Error Budget
Your SLO doesn't just define a target — it defines how much failure you're allowed
99.99% availability sounds like "almost never fail". What it actually means is: you have a budget of 0.01% failures. How you spend that budget determines how aggressively you can move.
What the budget actually is¶
Your SLO says 99.99% availability. That means 0.01% of requests are allowed to fail.
At 1M requests/second, here's what 0.01% looks like over time:
Per second: 1,000,000 × 0.0001 = 100 failed requests allowed
Per minute: 100 × 60 = 6,000 failed requests allowed
Per hour: 6,000 × 60 = 360,000 failed requests allowed
Per day: 360,000 × 24 = 8,640,000 failed requests allowed
Per year: 8,640,000 × 365 = 3,153,600,000 failed requests allowed
In time: 0.01% of 525,600 minutes/year = 52.56 minutes of total downtime allowed
52 minutes and 34 seconds per year. That is your entire error budget for availability.
Every 500 error, every timeout, every connection reset — it all eats into those 52 minutes. Once the budget is gone, any further failures breach the SLO.
How error budget changes engineering behaviour¶
Without error budget thinking, reliability is vague. "Are we reliable enough?" is a subjective question. Engineers argue about whether it's safe to deploy. Product managers push for features. Nobody has a number to point to.
Error budget makes it concrete. How much budget do we have left this month?
Error budget remaining: 80% → plenty of runway
→ safe to deploy risky changes
→ can run experiments, try new things
→ can schedule maintenance windows
Error budget remaining: 20% → getting tight
→ slow down risky deploys
→ no experiments on production
→ review what's been consuming budget
Error budget remaining: 0% → SLO already breached this period
→ freeze all feature work
→ every engineering hour goes to reliability
→ no deploys until budget recovers
The error budget creates a shared language between engineering and product.
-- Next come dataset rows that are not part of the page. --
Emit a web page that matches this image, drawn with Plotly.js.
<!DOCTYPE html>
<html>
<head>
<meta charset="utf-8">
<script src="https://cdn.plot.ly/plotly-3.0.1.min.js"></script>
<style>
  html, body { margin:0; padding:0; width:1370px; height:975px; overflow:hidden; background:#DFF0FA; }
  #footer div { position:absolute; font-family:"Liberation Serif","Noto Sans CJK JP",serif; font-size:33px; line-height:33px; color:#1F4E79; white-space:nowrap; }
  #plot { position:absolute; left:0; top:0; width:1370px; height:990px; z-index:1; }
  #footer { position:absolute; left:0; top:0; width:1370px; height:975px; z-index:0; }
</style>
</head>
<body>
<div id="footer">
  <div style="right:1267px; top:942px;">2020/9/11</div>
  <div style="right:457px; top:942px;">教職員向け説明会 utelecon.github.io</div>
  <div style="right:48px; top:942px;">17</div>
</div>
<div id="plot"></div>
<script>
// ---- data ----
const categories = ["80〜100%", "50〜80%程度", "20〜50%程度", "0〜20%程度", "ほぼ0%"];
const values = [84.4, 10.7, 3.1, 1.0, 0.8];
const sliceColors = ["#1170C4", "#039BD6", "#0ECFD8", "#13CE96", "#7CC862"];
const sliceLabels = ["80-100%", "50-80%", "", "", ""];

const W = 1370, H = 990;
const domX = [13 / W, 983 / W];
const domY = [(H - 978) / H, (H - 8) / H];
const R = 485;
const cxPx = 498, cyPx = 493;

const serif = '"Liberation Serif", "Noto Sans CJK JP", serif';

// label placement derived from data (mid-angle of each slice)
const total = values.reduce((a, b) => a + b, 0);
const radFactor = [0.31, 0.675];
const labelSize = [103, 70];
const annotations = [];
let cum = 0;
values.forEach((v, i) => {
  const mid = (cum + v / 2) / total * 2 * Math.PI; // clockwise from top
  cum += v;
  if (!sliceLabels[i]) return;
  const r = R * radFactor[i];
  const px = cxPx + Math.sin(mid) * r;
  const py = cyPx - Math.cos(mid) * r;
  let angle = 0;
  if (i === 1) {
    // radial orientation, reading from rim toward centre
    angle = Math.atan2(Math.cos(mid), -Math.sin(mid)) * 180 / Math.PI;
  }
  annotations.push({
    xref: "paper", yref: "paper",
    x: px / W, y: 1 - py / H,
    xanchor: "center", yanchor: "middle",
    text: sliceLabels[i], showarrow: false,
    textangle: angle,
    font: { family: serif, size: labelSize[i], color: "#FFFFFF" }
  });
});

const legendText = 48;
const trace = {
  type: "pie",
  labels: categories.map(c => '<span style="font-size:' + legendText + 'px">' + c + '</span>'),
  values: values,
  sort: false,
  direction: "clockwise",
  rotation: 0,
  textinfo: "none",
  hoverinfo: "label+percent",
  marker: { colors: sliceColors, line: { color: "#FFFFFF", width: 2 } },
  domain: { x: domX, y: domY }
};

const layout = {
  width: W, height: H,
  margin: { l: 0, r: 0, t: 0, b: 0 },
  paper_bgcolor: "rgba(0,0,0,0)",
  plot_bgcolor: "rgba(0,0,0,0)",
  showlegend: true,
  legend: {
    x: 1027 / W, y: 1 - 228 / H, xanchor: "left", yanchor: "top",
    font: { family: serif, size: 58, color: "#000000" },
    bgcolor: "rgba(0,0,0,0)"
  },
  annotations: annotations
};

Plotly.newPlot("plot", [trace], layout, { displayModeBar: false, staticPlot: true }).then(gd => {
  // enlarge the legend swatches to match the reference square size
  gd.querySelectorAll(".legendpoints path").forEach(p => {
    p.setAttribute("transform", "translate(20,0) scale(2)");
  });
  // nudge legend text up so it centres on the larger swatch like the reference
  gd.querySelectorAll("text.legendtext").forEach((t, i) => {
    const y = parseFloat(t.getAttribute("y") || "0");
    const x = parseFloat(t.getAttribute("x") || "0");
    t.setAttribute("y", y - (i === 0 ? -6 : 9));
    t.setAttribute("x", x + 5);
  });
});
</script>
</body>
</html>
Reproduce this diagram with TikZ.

It's not "the engineers are being too cautious" vs "product is pushing too hard". It's: here is the number. We have X% left. The number tells us what we can do.
Error budget and deployments¶
Deployments are the most common source of reliability incidents. New code introduces bugs. Memory leaks. Unexpected edge cases under real traffic. Every deploy carries some probability of consuming error budget.
When budget is plentiful, that risk is acceptable — you move fast, you learn fast. When budget is nearly gone, the same deploy that would have been fine last week is now too risky. You're one incident away from breaching SLO.
This is why many teams run automated error budget policies:
Budget > 50% → deployments proceed normally, auto-approval
Budget 20-50% → deployments require manual approval
Budget < 20% → deployments frozen unless explicitly overridden
The policy removes the human judgement call on whether to deploy. The budget decides.
Error budget for latency SLOs¶
Error budget applies to latency SLOs too, not just availability.
Your p99 < 50ms SLO means: 99% of requests must complete under 50ms. The remaining 1% is your latency error budget — those requests are allowed to be slow.
At 1M requests/second:
1% of 1,000,000 = 10,000 requests per second allowed to exceed 50ms
If 15,000 requests per second are exceeding 50ms, you're burning latency budget at 1.5× the allowed rate. Sustained over a month, you're breaching SLO.
Interview framing
"99.99% availability means 0.01% failure budget — at 1M req/sec that's 52 minutes of total downtime per year. Error budget makes reliability actionable: when budget is full, you move fast and take risks. When budget is nearly gone, you freeze deploys and focus on reliability. It removes the subjective argument about whether it's safe to ship — the budget is the answer. Same concept applies to latency SLOs: 1% of requests are allowed to be slow, and you track how fast you're burning through that 1%."